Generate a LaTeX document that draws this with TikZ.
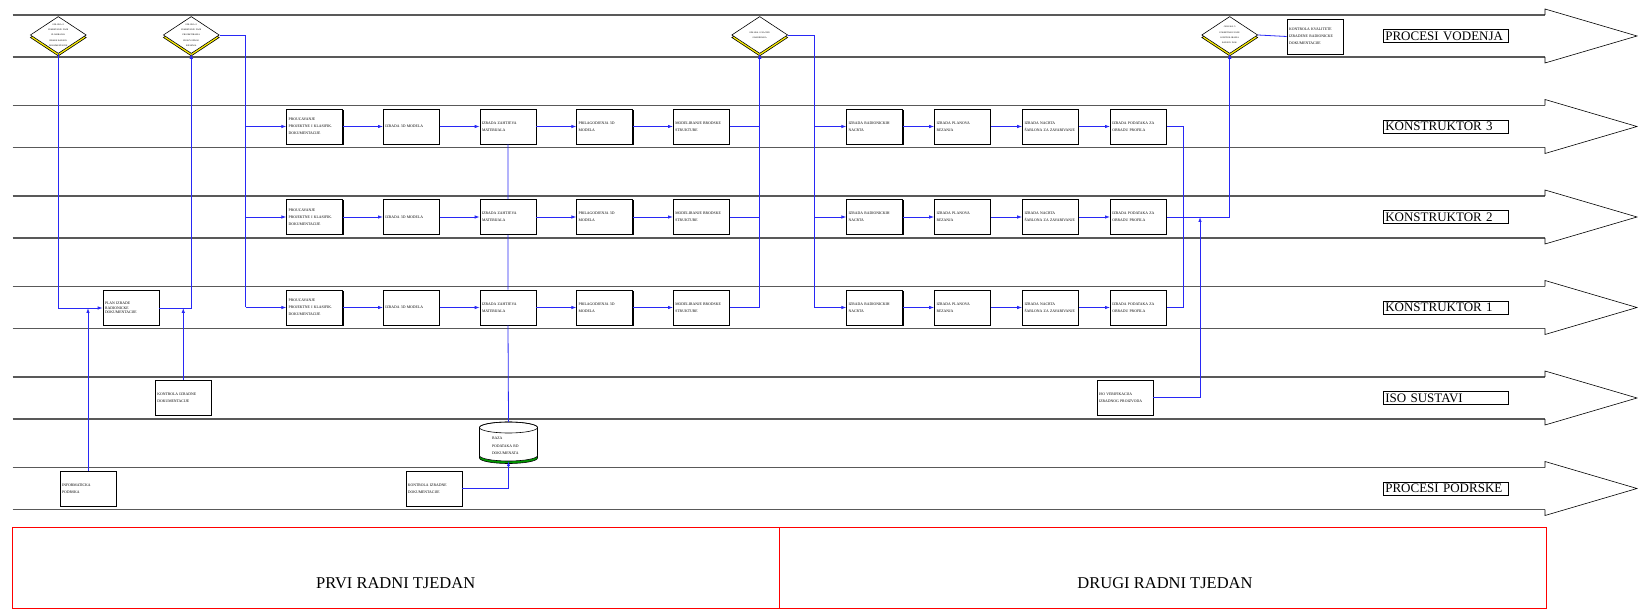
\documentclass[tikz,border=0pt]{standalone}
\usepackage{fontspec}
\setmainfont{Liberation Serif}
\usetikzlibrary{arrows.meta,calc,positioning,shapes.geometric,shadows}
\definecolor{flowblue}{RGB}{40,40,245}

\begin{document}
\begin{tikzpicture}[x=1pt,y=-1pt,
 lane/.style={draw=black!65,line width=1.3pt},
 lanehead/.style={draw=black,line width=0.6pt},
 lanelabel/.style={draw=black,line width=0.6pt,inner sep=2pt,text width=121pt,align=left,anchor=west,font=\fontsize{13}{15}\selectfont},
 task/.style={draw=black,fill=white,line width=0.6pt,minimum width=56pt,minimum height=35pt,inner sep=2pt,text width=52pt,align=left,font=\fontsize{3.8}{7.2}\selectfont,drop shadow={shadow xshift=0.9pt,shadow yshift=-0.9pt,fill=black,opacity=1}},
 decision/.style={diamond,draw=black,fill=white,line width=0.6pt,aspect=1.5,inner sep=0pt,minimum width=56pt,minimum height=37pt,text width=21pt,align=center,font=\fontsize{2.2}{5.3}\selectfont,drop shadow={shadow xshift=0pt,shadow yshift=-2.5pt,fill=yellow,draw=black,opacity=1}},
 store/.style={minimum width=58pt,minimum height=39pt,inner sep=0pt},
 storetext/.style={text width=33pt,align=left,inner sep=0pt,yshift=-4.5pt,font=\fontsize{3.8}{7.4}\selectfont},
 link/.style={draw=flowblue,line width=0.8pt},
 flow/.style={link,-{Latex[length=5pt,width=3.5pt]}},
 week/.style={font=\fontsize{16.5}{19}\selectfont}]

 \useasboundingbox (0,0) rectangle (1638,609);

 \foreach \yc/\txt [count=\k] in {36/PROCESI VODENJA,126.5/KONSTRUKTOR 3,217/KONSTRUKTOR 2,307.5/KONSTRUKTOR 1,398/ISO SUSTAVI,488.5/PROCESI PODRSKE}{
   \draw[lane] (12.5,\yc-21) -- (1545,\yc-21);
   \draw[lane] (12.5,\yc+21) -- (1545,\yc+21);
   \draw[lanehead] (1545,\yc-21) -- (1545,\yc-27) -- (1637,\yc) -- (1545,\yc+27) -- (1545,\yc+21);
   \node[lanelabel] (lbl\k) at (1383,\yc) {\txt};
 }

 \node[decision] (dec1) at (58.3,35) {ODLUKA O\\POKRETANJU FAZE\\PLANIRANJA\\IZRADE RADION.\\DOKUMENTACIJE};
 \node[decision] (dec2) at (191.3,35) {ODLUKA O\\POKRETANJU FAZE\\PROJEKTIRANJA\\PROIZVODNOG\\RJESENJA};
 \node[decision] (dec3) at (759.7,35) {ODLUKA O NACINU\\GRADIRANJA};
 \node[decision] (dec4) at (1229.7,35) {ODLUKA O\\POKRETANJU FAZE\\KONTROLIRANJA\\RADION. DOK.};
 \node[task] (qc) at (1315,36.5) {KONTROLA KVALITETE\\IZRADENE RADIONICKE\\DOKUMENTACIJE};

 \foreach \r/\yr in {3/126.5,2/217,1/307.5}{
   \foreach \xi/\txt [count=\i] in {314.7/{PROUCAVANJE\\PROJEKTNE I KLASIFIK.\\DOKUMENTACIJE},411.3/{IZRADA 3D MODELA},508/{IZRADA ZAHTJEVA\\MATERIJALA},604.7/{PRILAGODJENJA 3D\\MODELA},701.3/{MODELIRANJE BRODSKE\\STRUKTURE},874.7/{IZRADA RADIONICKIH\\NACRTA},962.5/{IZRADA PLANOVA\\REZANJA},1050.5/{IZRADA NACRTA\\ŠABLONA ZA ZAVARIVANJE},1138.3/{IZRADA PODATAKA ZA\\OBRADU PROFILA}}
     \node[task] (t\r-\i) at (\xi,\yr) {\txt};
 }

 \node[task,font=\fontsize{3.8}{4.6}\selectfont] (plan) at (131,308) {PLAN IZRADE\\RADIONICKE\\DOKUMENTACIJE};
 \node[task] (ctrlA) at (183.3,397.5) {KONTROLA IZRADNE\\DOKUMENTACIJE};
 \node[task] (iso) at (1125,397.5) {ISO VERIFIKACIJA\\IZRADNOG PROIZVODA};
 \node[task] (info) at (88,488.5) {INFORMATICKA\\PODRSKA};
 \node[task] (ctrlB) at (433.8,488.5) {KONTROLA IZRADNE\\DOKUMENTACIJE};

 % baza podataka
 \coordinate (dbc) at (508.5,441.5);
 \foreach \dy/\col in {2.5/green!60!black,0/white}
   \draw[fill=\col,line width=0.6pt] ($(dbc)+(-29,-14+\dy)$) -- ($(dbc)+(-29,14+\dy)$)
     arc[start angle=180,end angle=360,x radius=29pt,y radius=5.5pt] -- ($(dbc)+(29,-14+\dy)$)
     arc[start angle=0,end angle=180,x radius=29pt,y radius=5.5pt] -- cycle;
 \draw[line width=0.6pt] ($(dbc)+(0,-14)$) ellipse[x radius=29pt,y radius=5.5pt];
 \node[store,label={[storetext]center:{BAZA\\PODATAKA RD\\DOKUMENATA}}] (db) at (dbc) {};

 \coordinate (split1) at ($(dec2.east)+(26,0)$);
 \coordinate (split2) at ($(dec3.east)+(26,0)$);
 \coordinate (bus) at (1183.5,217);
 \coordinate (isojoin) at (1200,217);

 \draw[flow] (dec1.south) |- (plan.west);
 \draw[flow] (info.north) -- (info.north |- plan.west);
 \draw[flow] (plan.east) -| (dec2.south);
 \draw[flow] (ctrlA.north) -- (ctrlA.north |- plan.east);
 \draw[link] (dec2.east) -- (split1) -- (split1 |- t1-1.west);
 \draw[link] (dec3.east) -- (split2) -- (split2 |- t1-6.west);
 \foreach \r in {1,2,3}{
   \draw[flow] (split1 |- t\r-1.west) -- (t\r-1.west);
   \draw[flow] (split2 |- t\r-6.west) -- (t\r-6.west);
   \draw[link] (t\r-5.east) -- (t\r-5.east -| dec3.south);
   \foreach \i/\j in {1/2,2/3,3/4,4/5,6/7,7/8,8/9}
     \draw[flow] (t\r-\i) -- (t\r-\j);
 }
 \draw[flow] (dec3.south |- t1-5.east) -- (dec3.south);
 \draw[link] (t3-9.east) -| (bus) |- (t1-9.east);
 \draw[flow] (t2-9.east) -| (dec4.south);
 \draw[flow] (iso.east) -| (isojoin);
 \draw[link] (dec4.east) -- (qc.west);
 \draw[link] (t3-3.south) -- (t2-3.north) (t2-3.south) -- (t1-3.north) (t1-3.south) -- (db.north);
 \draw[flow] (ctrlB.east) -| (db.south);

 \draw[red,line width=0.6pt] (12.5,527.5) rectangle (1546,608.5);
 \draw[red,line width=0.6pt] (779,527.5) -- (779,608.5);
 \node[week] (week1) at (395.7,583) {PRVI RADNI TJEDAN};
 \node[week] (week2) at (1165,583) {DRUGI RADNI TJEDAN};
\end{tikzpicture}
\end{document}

§

• Prompt: Reproduce all of the data exactly; the pictures do not belong in the copy.

• Expected answer:
Generate a LaTeX document that draws this with TikZ.
\documentclass[tikz,border=0pt]{standalone}
\usepackage{fontspec}
\setmainfont{Liberation Serif}
\usetikzlibrary{arrows.meta,calc,positioning,shapes.geometric,shadows}
\definecolor{flowblue}{RGB}{40,40,245}

\begin{document}
\begin{tikzpicture}[x=1pt,y=-1pt,
 lane/.style={draw=black!65,line width=1.3pt},
 lanehead/.style={draw=black,line width=0.6pt},
 lanelabel/.style={draw=black,line width=0.6pt,inner sep=2pt,text width=121pt,align=left,anchor=west,font=\fontsize{13}{15}\selectfont},
 task/.style={draw=black,fill=white,line width=0.6pt,minimum width=56pt,minimum height=35pt,inner sep=2pt,text width=52pt,align=left,font=\fontsize{3.8}{7.2}\selectfont,drop shadow={shadow xshift=0.9pt,shadow yshift=-0.9pt,fill=black,opacity=1}},
 decision/.style={diamond,draw=black,fill=white,line width=0.6pt,aspect=1.5,inner sep=0pt,minimum width=56pt,minimum height=37pt,text width=21pt,align=center,font=\fontsize{2.2}{5.3}\selectfont,drop shadow={shadow xshift=0pt,shadow yshift=-2.5pt,fill=yellow,draw=black,opacity=1}},
 store/.style={minimum width=58pt,minimum height=39pt,inner sep=0pt},
 storetext/.style={text width=33pt,align=left,inner sep=0pt,yshift=-4.5pt,font=\fontsize{3.8}{7.4}\selectfont},
 link/.style={draw=flowblue,line width=0.8pt},
 flow/.style={link,-{Latex[length=5pt,width=3.5pt]}},
 week/.style={font=\fontsize{16.5}{19}\selectfont}]

 \useasboundingbox (0,0) rectangle (1638,609);

 \foreach \yc/\txt [count=\k] in {36/PROCESI VODENJA,126.5/KONSTRUKTOR 3,217/KONSTRUKTOR 2,307.5/KONSTRUKTOR 1,398/ISO SUSTAVI,488.5/PROCESI PODRSKE}{
   \draw[lane] (12.5,\yc-21) -- (1545,\yc-21);
   \draw[lane] (12.5,\yc+21) -- (1545,\yc+21);
   \draw[lanehead] (1545,\yc-21) -- (1545,\yc-27) -- (1637,\yc) -- (1545,\yc+27) -- (1545,\yc+21);
   \node[lanelabel] (lbl\k) at (1383,\yc) {\txt};
 }

 \node[decision] (dec1) at (58.3,35) {ODLUKA O\\POKRETANJU FAZE\\PLANIRANJA\\IZRADE RADION.\\DOKUMENTACIJE};
 \node[decision] (dec2) at (191.3,35) {ODLUKA O\\POKRETANJU FAZE\\PROJEKTIRANJA\\PROIZVODNOG\\RJESENJA};
 \node[decision] (dec3) at (759.7,35) {ODLUKA O NACINU\\GRADIRANJA};
 \node[decision] (dec4) at (1229.7,35) {ODLUKA O\\POKRETANJU FAZE\\KONTROLIRANJA\\RADION. DOK.};
 \node[task] (qc) at (1315,36.5) {KONTROLA KVALITETE\\IZRADENE RADIONICKE\\DOKUMENTACIJE};

 \foreach \r/\yr in {3/126.5,2/217,1/307.5}{
   \foreach \xi/\txt [count=\i] in {314.7/{PROUCAVANJE\\PROJEKTNE I KLASIFIK.\\DOKUMENTACIJE},411.3/{IZRADA 3D MODELA},508/{IZRADA ZAHTJEVA\\MATERIJALA},604.7/{PRILAGODJENJA 3D\\MODELA},701.3/{MODELIRANJE BRODSKE\\STRUKTURE},874.7/{IZRADA RADIONICKIH\\NACRTA},962.5/{IZRADA PLANOVA\\REZANJA},1050.5/{IZRADA NACRTA\\ŠABLONA ZA ZAVARIVANJE},1138.3/{IZRADA PODATAKA ZA\\OBRADU PROFILA}}
     \node[task] (t\r-\i) at (\xi,\yr) {\txt};
 }

 \node[task,font=\fontsize{3.8}{4.6}\selectfont] (plan) at (131,308) {PLAN IZRADE\\RADIONICKE\\DOKUMENTACIJE};
 \node[task] (ctrlA) at (183.3,397.5) {KONTROLA IZRADNE\\DOKUMENTACIJE};
 \node[task] (iso) at (1125,397.5) {ISO VERIFIKACIJA\\IZRADNOG PROIZVODA};
 \node[task] (info) at (88,488.5) {INFORMATICKA\\PODRSKA};
 \node[task] (ctrlB) at (433.8,488.5) {KONTROLA IZRADNE\\DOKUMENTACIJE};

 % baza podataka
 \coordinate (dbc) at (508.5,441.5);
 \foreach \dy/\col in {2.5/green!60!black,0/white}
   \draw[fill=\col,line width=0.6pt] ($(dbc)+(-29,-14+\dy)$) -- ($(dbc)+(-29,14+\dy)$)
     arc[start angle=180,end angle=360,x radius=29pt,y radius=5.5pt] -- ($(dbc)+(29,-14+\dy)$)
     arc[start angle=0,end angle=180,x radius=29pt,y radius=5.5pt] -- cycle;
 \draw[line width=0.6pt] ($(dbc)+(0,-14)$) ellipse[x radius=29pt,y radius=5.5pt];
 \node[store,label={[storetext]center:{BAZA\\PODATAKA RD\\DOKUMENATA}}] (db) at (dbc) {};

 \coordinate (split1) at ($(dec2.east)+(26,0)$);
 \coordinate (split2) at ($(dec3.east)+(26,0)$);
 \coordinate (bus) at (1183.5,217);
 \coordinate (isojoin) at (1200,217);

 \draw[flow] (dec1.south) |- (plan.west);
 \draw[flow] (info.north) -- (info.north |- plan.west);
 \draw[flow] (plan.east) -| (dec2.south);
 \draw[flow] (ctrlA.north) -- (ctrlA.north |- plan.east);
 \draw[link] (dec2.east) -- (split1) -- (split1 |- t1-1.west);
 \draw[link] (dec3.east) -- (split2) -- (split2 |- t1-6.west);
 \foreach \r in {1,2,3}{
   \draw[flow] (split1 |- t\r-1.west) -- (t\r-1.west);
   \draw[flow] (split2 |- t\r-6.west) -- (t\r-6.west);
   \draw[link] (t\r-5.east) -- (t\r-5.east -| dec3.south);
   \foreach \i/\j in {1/2,2/3,3/4,4/5,6/7,7/8,8/9}
     \draw[flow] (t\r-\i) -- (t\r-\j);
 }
 \draw[flow] (dec3.south |- t1-5.east) -- (dec3.south);
 \draw[link] (t3-9.east) -| (bus) |- (t1-9.east);
 \draw[flow] (t2-9.east) -| (dec4.south);
 \draw[flow] (iso.east) -| (isojoin);
 \draw[link] (dec4.east) -- (qc.west);
 \draw[link] (t3-3.south) -- (t2-3.north) (t2-3.south) -- (t1-3.north) (t1-3.south) -- (db.north);
 \draw[flow] (ctrlB.east) -| (db.south);

 \draw[red,line width=0.6pt] (12.5,527.5) rectangle (1546,608.5);
 \draw[red,line width=0.6pt] (779,527.5) -- (779,608.5);
 \node[week] (week1) at (395.7,583) {PRVI RADNI TJEDAN};
 \node[week] (week2) at (1165,583) {DRUGI RADNI TJEDAN};
\end{tikzpicture}
\end{document}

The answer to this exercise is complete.